Provided material ->
╭──
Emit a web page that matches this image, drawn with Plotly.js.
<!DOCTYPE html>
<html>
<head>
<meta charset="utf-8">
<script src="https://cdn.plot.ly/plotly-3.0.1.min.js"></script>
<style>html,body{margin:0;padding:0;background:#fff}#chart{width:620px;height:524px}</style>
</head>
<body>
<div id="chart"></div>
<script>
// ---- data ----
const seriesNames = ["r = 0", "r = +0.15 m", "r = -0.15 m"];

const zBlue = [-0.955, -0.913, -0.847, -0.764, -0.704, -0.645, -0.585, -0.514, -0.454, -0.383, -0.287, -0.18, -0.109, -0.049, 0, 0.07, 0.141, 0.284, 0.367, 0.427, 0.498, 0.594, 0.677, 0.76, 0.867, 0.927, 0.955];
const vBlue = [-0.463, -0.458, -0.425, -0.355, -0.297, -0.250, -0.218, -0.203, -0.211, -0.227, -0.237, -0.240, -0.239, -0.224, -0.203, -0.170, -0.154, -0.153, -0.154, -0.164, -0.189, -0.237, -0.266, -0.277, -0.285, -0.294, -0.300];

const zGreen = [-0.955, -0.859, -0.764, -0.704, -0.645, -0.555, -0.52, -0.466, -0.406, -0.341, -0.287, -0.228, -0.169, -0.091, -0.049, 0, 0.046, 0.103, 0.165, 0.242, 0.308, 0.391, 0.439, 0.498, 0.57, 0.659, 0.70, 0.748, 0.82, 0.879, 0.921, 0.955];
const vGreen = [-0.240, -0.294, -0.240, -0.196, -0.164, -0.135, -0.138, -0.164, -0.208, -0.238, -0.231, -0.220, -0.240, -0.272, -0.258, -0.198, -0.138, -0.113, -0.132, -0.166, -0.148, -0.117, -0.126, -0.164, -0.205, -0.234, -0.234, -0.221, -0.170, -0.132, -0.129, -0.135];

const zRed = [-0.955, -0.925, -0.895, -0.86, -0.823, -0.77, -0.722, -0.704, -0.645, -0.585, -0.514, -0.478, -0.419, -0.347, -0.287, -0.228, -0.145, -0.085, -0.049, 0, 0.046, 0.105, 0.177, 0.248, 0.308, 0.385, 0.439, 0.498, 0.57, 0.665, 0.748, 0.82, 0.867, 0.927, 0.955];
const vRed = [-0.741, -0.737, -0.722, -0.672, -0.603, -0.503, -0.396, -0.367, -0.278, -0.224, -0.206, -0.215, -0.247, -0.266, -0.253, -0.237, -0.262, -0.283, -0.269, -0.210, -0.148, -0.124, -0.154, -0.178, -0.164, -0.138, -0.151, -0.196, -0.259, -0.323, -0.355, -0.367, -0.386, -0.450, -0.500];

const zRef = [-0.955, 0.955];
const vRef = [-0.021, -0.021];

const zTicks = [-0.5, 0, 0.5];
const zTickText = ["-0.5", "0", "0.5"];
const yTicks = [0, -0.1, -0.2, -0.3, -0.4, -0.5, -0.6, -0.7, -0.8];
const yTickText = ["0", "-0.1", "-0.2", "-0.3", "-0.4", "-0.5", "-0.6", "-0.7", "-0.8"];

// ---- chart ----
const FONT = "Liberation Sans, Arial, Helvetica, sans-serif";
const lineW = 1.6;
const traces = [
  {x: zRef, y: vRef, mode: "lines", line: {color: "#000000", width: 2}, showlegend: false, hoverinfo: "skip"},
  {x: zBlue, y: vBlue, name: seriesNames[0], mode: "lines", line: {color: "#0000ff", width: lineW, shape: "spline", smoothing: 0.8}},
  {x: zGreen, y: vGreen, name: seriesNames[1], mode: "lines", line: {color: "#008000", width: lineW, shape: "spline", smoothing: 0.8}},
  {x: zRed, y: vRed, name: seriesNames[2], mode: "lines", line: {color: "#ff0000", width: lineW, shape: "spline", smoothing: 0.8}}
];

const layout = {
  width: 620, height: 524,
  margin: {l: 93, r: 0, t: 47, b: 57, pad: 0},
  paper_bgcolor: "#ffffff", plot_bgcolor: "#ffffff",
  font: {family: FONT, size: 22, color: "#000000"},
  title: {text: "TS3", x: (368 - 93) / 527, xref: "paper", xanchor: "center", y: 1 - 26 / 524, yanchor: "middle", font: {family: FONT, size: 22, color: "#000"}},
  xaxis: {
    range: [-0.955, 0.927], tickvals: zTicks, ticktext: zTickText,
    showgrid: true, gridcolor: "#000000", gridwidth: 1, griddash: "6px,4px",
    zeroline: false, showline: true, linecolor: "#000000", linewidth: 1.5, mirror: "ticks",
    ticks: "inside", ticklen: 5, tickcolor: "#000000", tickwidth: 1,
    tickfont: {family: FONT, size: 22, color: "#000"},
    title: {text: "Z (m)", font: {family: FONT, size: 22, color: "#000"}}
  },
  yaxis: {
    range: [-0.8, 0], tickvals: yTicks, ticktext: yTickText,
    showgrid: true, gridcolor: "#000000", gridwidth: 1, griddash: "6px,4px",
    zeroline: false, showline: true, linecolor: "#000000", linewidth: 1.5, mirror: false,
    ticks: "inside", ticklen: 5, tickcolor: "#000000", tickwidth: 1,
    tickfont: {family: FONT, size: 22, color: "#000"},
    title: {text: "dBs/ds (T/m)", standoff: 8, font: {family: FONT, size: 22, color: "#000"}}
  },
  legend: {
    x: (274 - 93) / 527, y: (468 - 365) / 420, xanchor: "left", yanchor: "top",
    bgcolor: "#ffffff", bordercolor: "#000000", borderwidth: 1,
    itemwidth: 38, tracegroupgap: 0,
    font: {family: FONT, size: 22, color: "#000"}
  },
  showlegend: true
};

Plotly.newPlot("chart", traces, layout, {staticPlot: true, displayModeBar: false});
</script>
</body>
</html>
╰──
Written exercise ->
Copy all data exactly, start to finish.

Written response ->
Emit a web page that matches this image, drawn with Plotly.js.
<!DOCTYPE html>
<html>
<head>
<meta charset="utf-8">
<script src="https://cdn.plot.ly/plotly-3.0.1.min.js"></script>
<style>html,body{margin:0;padding:0;background:#fff}#chart{width:620px;height:524px}</style>
</head>
<body>
<div id="chart"></div>
<script>
// ---- data ----
const seriesNames = ["r = 0", "r = +0.15 m", "r = -0.15 m"];

const zBlue = [-0.955, -0.913, -0.847, -0.764, -0.704, -0.645, -0.585, -0.514, -0.454, -0.383, -0.287, -0.18, -0.109, -0.049, 0, 0.07, 0.141, 0.284, 0.367, 0.427, 0.498, 0.594, 0.677, 0.76, 0.867, 0.927, 0.955];
const vBlue = [-0.463, -0.458, -0.425, -0.355, -0.297, -0.250, -0.218, -0.203, -0.211, -0.227, -0.237, -0.240, -0.239, -0.224, -0.203, -0.170, -0.154, -0.153, -0.154, -0.164, -0.189, -0.237, -0.266, -0.277, -0.285, -0.294, -0.300];

const zGreen = [-0.955, -0.859, -0.764, -0.704, -0.645, -0.555, -0.52, -0.466, -0.406, -0.341, -0.287, -0.228, -0.169, -0.091, -0.049, 0, 0.046, 0.103, 0.165, 0.242, 0.308, 0.391, 0.439, 0.498, 0.57, 0.659, 0.70, 0.748, 0.82, 0.879, 0.921, 0.955];
const vGreen = [-0.240, -0.294, -0.240, -0.196, -0.164, -0.135, -0.138, -0.164, -0.208, -0.238, -0.231, -0.220, -0.240, -0.272, -0.258, -0.198, -0.138, -0.113, -0.132, -0.166, -0.148, -0.117, -0.126, -0.164, -0.205, -0.234, -0.234, -0.221, -0.170, -0.132, -0.129, -0.135];

const zRed = [-0.955, -0.925, -0.895, -0.86, -0.823, -0.77, -0.722, -0.704, -0.645, -0.585, -0.514, -0.478, -0.419, -0.347, -0.287, -0.228, -0.145, -0.085, -0.049, 0, 0.046, 0.105, 0.177, 0.248, 0.308, 0.385, 0.439, 0.498, 0.57, 0.665, 0.748, 0.82, 0.867, 0.927, 0.955];
const vRed = [-0.741, -0.737, -0.722, -0.672, -0.603, -0.503, -0.396, -0.367, -0.278, -0.224, -0.206, -0.215, -0.247, -0.266, -0.253, -0.237, -0.262, -0.283, -0.269, -0.210, -0.148, -0.124, -0.154, -0.178, -0.164, -0.138, -0.151, -0.196, -0.259, -0.323, -0.355, -0.367, -0.386, -0.450, -0.500];

const zRef = [-0.955, 0.955];
const vRef = [-0.021, -0.021];

const zTicks = [-0.5, 0, 0.5];
const zTickText = ["-0.5", "0", "0.5"];
const yTicks = [0, -0.1, -0.2, -0.3, -0.4, -0.5, -0.6, -0.7, -0.8];
const yTickText = ["0", "-0.1", "-0.2", "-0.3", "-0.4", "-0.5", "-0.6", "-0.7", "-0.8"];

// ---- chart ----
const FONT = "Liberation Sans, Arial, Helvetica, sans-serif";
const lineW = 1.6;
const traces = [
  {x: zRef, y: vRef, mode: "lines", line: {color: "#000000", width: 2}, showlegend: false, hoverinfo: "skip"},
  {x: zBlue, y: vBlue, name: seriesNames[0], mode: "lines", line: {color: "#0000ff", width: lineW, shape: "spline", smoothing: 0.8}},
  {x: zGreen, y: vGreen, name: seriesNames[1], mode: "lines", line: {color: "#008000", width: lineW, shape: "spline", smoothing: 0.8}},
  {x: zRed, y: vRed, name: seriesNames[2], mode: "lines", line: {color: "#ff0000", width: lineW, shape: "spline", smoothing: 0.8}}
];

const layout = {
  width: 620, height: 524,
  margin: {l: 93, r: 0, t: 47, b: 57, pad: 0},
  paper_bgcolor: "#ffffff", plot_bgcolor: "#ffffff",
  font: {family: FONT, size: 22, color: "#000000"},
  title: {text: "TS3", x: (368 - 93) / 527, xref: "paper", xanchor: "center", y: 1 - 26 / 524, yanchor: "middle", font: {family: FONT, size: 22, color: "#000"}},
  xaxis: {
    range: [-0.955, 0.927], tickvals: zTicks, ticktext: zTickText,
    showgrid: true, gridcolor: "#000000", gridwidth: 1, griddash: "6px,4px",
    zeroline: false, showline: true, linecolor: "#000000", linewidth: 1.5, mirror: "ticks",
    ticks: "inside", ticklen: 5, tickcolor: "#000000", tickwidth: 1,
    tickfont: {family: FONT, size: 22, color: "#000"},
    title: {text: "Z (m)", font: {family: FONT, size: 22, color: "#000"}}
  },
  yaxis: {
    range: [-0.8, 0], tickvals: yTicks, ticktext: yTickText,
    showgrid: true, gridcolor: "#000000", gridwidth: 1, griddash: "6px,4px",
    zeroline: false, showline: true, linecolor: "#000000", linewidth: 1.5, mirror: false,
    ticks: "inside", ticklen: 5, tickcolor: "#000000", tickwidth: 1,
    tickfont: {family: FONT, size: 22, color: "#000"},
    title: {text: "dBs/ds (T/m)", standoff: 8, font: {family: FONT, size: 22, color: "#000"}}
  },
  legend: {
    x: (274 - 93) / 527, y: (468 - 365) / 420, xanchor: "left", yanchor: "top",
    bgcolor: "#ffffff", bordercolor: "#000000", borderwidth: 1,
    itemwidth: 38, tracegroupgap: 0,
    font: {family: FONT, size: 22, color: "#000"}
  },
  showlegend: true
};

Plotly.newPlot("chart", traces, layout, {staticPlot: true, displayModeBar: false});
</script>
</body>
</html>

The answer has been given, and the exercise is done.